Quick Start
Single Problem
import torch
import mdot_tnt
device = "cuda" if torch.cuda.is_available() else "cpu"
# Create marginals (probability distributions)
n, m = 512, 512
r = torch.rand(n, device=device, dtype=torch.float64)
r = r / r.sum()
c = torch.rand(m, device=device, dtype=torch.float64)
c = c / c.sum()
# Cost matrix (e.g., pairwise distances)
C = torch.rand(n, m, device=device, dtype=torch.float64)
# Solve for optimal transport cost
cost = mdot_tnt.solve_OT(r, c, C, gamma_f=1024)
# Or get the full transport plan
plan = mdot_tnt.solve_OT(r, c, C, gamma_f=1024, return_plan=True)
Batched Solving
When solving multiple OT problems, use the batched solver for significant speedup compared to sequential solution:
import torch
import mdot_tnt
device = "cuda"
batch_size, n, m = 32, 512, 512
# Multiple marginal pairs
r = torch.rand(batch_size, n, device=device, dtype=torch.float64)
r = r / r.sum(-1, keepdim=True)
c = torch.rand(batch_size, m, device=device, dtype=torch.float64)
c = c / c.sum(-1, keepdim=True)
# Shared cost matrix (or per-problem: shape [batch_size, n, m])
C = torch.rand(n, m, device=device, dtype=torch.float64)
# Solve all problems at once
costs = mdot_tnt.solve_OT_batched(r, c, C, gamma_f=1024) # Returns (batch_size,) tensor
The batched solver achieves speedup by amortizing GPU synchronization overhead across all problems in the batch.

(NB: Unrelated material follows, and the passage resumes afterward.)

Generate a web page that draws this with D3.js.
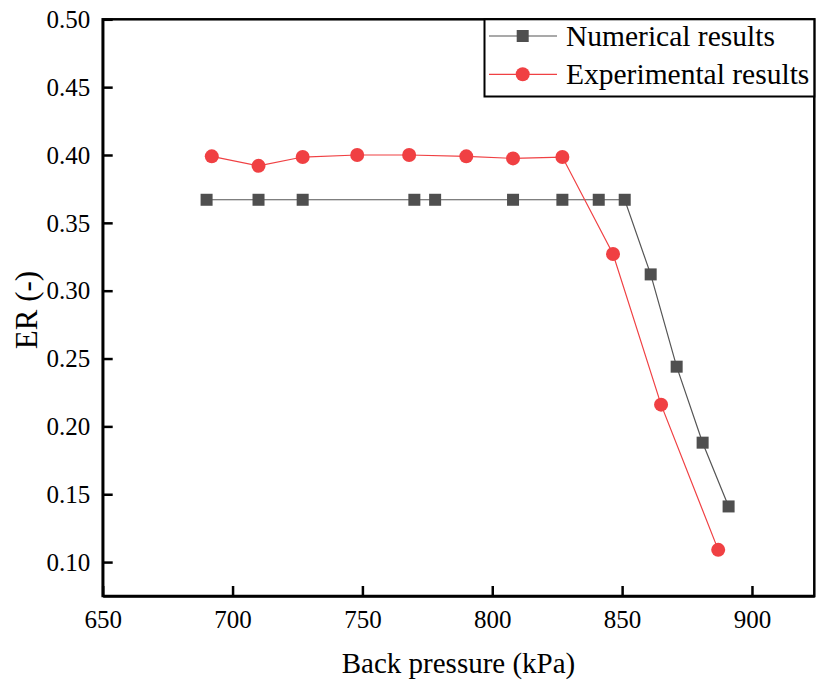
<!DOCTYPE html>
<html>
<head>
<meta charset="utf-8">
<script src="https://cdn.jsdelivr.net/npm/d3@7"></script>
<style>
  html, body { margin: 0; padding: 0; background: #fff; }
  svg { display: block; }
  svg text { font-family: "Liberation Serif", "Times New Roman", serif; }
</style>
</head>
<body>
<svg id="chart" width="817" height="683"></svg>
<script>
// ---- data ----
const numPressure = [690, 710, 727, 770, 778, 808, 827, 841, 851, 861, 871, 881, 891];
const numER       = [0.367, 0.367, 0.367, 0.367, 0.367, 0.367, 0.367, 0.367, 0.367, 0.312, 0.244, 0.188, 0.141];
const expPressure = [692, 710, 727, 748, 768, 790, 808, 827, 846.5, 865, 887];
const expER       = [0.399, 0.392, 0.3985, 0.400, 0.400, 0.399, 0.3975, 0.3985, 0.327, 0.216, 0.109];
const xTicks = [650, 700, 750, 800, 850, 900];
const yTicks = [0.10, 0.15, 0.20, 0.25, 0.30, 0.35, 0.40, 0.45, 0.50];
const seriesNames = ["Numerical results", "Experimental results"];
const xTitle = "Back pressure (kPa)";
const yTitle = "ER (-)";

// ---- layout ----
const svg = d3.select("#chart");
const pLeft = 102.7, pRight = 814.3, pTop = 19.3, pBottom = 596;
const x = d3.scaleLinear().domain([650, 924]).range([pLeft, pRight]);
const y = d3.scaleLinear().domain([0.075, 0.5]).range([pBottom, pTop]);
const serif = "'Liberation Serif', 'Times New Roman', serif";

const numColor = "#4f4f4f", numLine = "#555555";
const expColor = "#f04043";

// frame
svg.append("rect")
  .attr("x", pLeft).attr("y", pTop)
  .attr("width", pRight - pLeft).attr("height", pBottom - pTop)
  .attr("fill", "none").attr("stroke", "#000").attr("stroke-width", 2.5);

// axes
const xAxis = d3.axisBottom(x).tickValues(xTicks).tickSizeInner(-10).tickSizeOuter(0).tickPadding(18).tickFormat(d3.format("d"));
const gx = svg.append("g").attr("transform", `translate(0,${pBottom})`).call(xAxis)
  .attr("font-family", null).attr("font-size", null);
gx.select(".domain").attr("stroke-width", 2.5);
gx.selectAll(".tick line").attr("stroke-width", 2.5);
gx.selectAll(".tick text").style("font-family", serif).style("font-size", "25px").attr("fill", "#000").attr("dy", "0.55em");

const yAxis = d3.axisLeft(y).tickValues(yTicks).tickSizeInner(-10).tickSizeOuter(0).tickPadding(12.5).tickFormat(d3.format(".2f"));
const gy = svg.append("g").attr("transform", `translate(${pLeft},0)`).call(yAxis)
  .attr("font-family", null).attr("font-size", null);
gy.select(".domain").attr("stroke-width", 2.5);
gy.selectAll(".tick line").attr("stroke-width", 2.5);
gy.selectAll(".tick text").style("font-family", serif).style("font-size", "25px").attr("fill", "#000").attr("dy", "0.33em");

// axis titles
svg.append("text").attr("x", (pLeft + pRight) / 2).attr("y", 673)
  .attr("text-anchor", "middle").style("font-family", serif).style("font-size", "29px").text(xTitle);
svg.append("text").attr("transform", `translate(37,310) rotate(-90)`)
  .attr("text-anchor", "middle").style("font-family", serif).style("font-size", "31px").text(yTitle);

// series
const numData = numPressure.map((p, i) => ({p, v: numER[i]}));
const expData = expPressure.map((p, i) => ({p, v: expER[i]}));
const line = d3.line().x(d => x(d.p)).y(d => y(d.v));

svg.append("path").datum(numData).attr("d", line)
  .attr("fill", "none").attr("stroke", numLine).attr("stroke-width", 1.2);
svg.append("path").datum(expData).attr("d", line)
  .attr("fill", "none").attr("stroke", expColor).attr("stroke-width", 1.2);

const sq = 12;
svg.append("g").selectAll("rect").data(numData).join("rect")
  .attr("x", d => x(d.p) - sq / 2).attr("y", d => y(d.v) - sq / 2)
  .attr("width", sq).attr("height", sq).attr("fill", numColor);
svg.append("g").selectAll("circle").data(expData).join("circle")
  .attr("cx", d => x(d.p)).attr("cy", d => y(d.v)).attr("r", 7).attr("fill", expColor);

// legend
const lg = svg.append("g");
lg.append("rect").attr("x", 484.5).attr("y", pTop).attr("width", pRight - 484.5).attr("height", 96.5 - pTop)
  .attr("fill", "#fff").attr("stroke", "#000").attr("stroke-width", 2);
const rows = [
  {name: seriesNames[0], color: numLine, fill: numColor, shape: "square", cy: 36},
  {name: seriesNames[1], color: expColor, fill: expColor, shape: "circle", cy: 74.3}
];
rows.forEach(r => {
  lg.append("line").attr("x1", 489).attr("x2", 557).attr("y1", r.cy).attr("y2", r.cy)
    .attr("stroke", r.color).attr("stroke-width", 1.2);
  if (r.shape === "square") {
    lg.append("rect").attr("x", 522.7 - sq / 2).attr("y", r.cy - sq / 2).attr("width", sq).attr("height", sq).attr("fill", r.fill);
  } else {
    lg.append("circle").attr("cx", 522.7).attr("cy", r.cy).attr("r", 7).attr("fill", r.fill);
  }
  lg.append("text").attr("x", 566).attr("y", r.cy + 9.7).style("font-family", serif).style("font-size", "29.5px").text(r.name);
});
</script>
</body>
</html>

Low-Memory / Point Cloud Solving
For large problems where allocating a full n × m cost matrix is prohibitive,
use mdot_tnt.lowmem.solve_OT_lowmem(). It processes columns in blocks of
size block_size (k), keeping only O(nk) entries in working memory at a time.
Point cloud mode (true O(nk + (n+m)d) memory — C is never materialised):
import torch
from mdot_tnt.lowmem import solve_OT_lowmem
device = "cuda" if torch.cuda.is_available() else "cpu"

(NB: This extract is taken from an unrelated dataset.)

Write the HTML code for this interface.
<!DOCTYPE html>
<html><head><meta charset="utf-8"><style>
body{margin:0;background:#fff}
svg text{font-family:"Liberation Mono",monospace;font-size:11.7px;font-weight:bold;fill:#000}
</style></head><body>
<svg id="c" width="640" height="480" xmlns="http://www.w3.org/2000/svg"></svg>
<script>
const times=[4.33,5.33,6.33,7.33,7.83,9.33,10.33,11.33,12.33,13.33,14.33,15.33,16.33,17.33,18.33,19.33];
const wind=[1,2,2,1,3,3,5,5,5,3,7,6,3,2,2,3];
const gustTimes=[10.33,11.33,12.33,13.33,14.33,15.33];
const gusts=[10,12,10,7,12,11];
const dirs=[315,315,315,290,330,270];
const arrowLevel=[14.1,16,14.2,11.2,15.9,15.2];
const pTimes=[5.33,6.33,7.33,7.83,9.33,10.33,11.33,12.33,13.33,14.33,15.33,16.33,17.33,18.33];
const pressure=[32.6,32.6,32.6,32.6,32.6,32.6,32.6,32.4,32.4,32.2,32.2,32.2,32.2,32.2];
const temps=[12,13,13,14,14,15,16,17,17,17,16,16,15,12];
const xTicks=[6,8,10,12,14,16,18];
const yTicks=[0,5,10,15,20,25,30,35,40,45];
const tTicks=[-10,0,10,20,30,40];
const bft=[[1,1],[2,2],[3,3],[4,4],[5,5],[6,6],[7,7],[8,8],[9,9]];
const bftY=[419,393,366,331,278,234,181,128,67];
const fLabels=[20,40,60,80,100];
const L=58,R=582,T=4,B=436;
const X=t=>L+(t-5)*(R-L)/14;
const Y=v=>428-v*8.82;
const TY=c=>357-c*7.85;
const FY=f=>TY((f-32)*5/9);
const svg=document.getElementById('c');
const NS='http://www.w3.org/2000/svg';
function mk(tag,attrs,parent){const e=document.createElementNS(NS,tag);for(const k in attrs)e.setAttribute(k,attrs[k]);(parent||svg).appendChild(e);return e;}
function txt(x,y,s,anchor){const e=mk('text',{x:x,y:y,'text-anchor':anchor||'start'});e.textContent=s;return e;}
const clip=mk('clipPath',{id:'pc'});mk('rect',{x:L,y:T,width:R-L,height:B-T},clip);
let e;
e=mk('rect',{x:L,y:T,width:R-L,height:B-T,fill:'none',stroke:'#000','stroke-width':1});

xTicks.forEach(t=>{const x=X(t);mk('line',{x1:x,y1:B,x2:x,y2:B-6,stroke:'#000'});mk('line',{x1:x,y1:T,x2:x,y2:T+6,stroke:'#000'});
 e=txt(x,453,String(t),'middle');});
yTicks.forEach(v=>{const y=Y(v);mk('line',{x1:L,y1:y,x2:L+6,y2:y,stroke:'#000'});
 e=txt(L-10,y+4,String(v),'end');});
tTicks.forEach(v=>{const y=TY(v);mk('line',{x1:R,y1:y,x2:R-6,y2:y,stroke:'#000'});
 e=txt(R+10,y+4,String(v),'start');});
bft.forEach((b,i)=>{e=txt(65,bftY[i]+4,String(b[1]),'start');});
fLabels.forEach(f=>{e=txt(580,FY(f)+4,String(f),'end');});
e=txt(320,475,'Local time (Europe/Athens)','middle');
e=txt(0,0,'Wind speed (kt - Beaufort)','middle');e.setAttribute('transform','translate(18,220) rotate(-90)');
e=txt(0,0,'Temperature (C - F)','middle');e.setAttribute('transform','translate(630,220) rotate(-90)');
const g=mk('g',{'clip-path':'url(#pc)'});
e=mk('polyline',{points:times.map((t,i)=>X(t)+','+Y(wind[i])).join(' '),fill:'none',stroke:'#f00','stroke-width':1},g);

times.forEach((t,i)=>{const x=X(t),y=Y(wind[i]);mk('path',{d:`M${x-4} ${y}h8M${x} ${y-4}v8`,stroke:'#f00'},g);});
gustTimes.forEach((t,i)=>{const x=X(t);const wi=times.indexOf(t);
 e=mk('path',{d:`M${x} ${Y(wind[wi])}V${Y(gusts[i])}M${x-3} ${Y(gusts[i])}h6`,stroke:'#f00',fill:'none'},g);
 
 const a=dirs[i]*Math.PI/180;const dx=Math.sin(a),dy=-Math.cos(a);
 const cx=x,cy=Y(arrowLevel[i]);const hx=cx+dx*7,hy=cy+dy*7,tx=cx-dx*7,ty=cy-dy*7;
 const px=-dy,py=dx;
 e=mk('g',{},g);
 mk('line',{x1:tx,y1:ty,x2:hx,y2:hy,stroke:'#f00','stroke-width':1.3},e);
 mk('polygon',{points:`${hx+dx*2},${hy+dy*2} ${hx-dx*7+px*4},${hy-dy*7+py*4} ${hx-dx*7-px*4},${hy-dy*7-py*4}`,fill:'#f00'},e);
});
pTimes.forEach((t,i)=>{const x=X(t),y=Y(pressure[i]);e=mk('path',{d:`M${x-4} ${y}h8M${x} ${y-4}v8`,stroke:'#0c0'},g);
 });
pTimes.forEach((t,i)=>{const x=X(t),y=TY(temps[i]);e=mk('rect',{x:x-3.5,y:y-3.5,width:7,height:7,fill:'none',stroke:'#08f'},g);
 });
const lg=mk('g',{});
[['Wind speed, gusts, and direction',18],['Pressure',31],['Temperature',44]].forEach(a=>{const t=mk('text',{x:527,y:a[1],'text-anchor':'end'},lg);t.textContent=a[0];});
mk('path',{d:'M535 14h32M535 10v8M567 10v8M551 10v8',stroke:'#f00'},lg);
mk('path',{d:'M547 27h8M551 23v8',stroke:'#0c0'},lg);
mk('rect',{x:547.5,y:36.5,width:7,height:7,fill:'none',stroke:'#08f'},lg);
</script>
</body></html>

n, m, d = 10000, 10000, 64
X = torch.rand(n, d, device=device, dtype=torch.float64)
Y = torch.rand(m, d, device=device, dtype=torch.float64)
r = torch.ones(n, device=device, dtype=torch.float64) / n
c = torch.ones(m, device=device, dtype=torch.float64) / m
# block_size controls the memory / speed trade-off
cost = solve_OT_lowmem(r, c, X=X, Y=Y, gamma_f=1024, block_size=512)
Dense matrix mode (full C provided, but only k columns loaded at once):
C = torch.rand(n, m, device=device, dtype=torch.float64)
cost = solve_OT_lowmem(r, c, C=C, gamma_f=1024, block_size=512)
Memory / speed trade-off via block_size:
block_size = m(default): fastest, same memory assolve_OT()block_size = int(m**0.5): good balanceblock_size = 1: minimum memory (slowest)
Performance Tips
Use float64 for
gamma_f > 1024(automatic conversion with warning).Normalize cost matrices to [0, 1] for numerical stability.
Use batched solver when solving multiple problems with shared structure.
Increase
gamma_ffor higher precision (error scales as \(O(\log n / \gamma)\) in the worst case, but can be much better).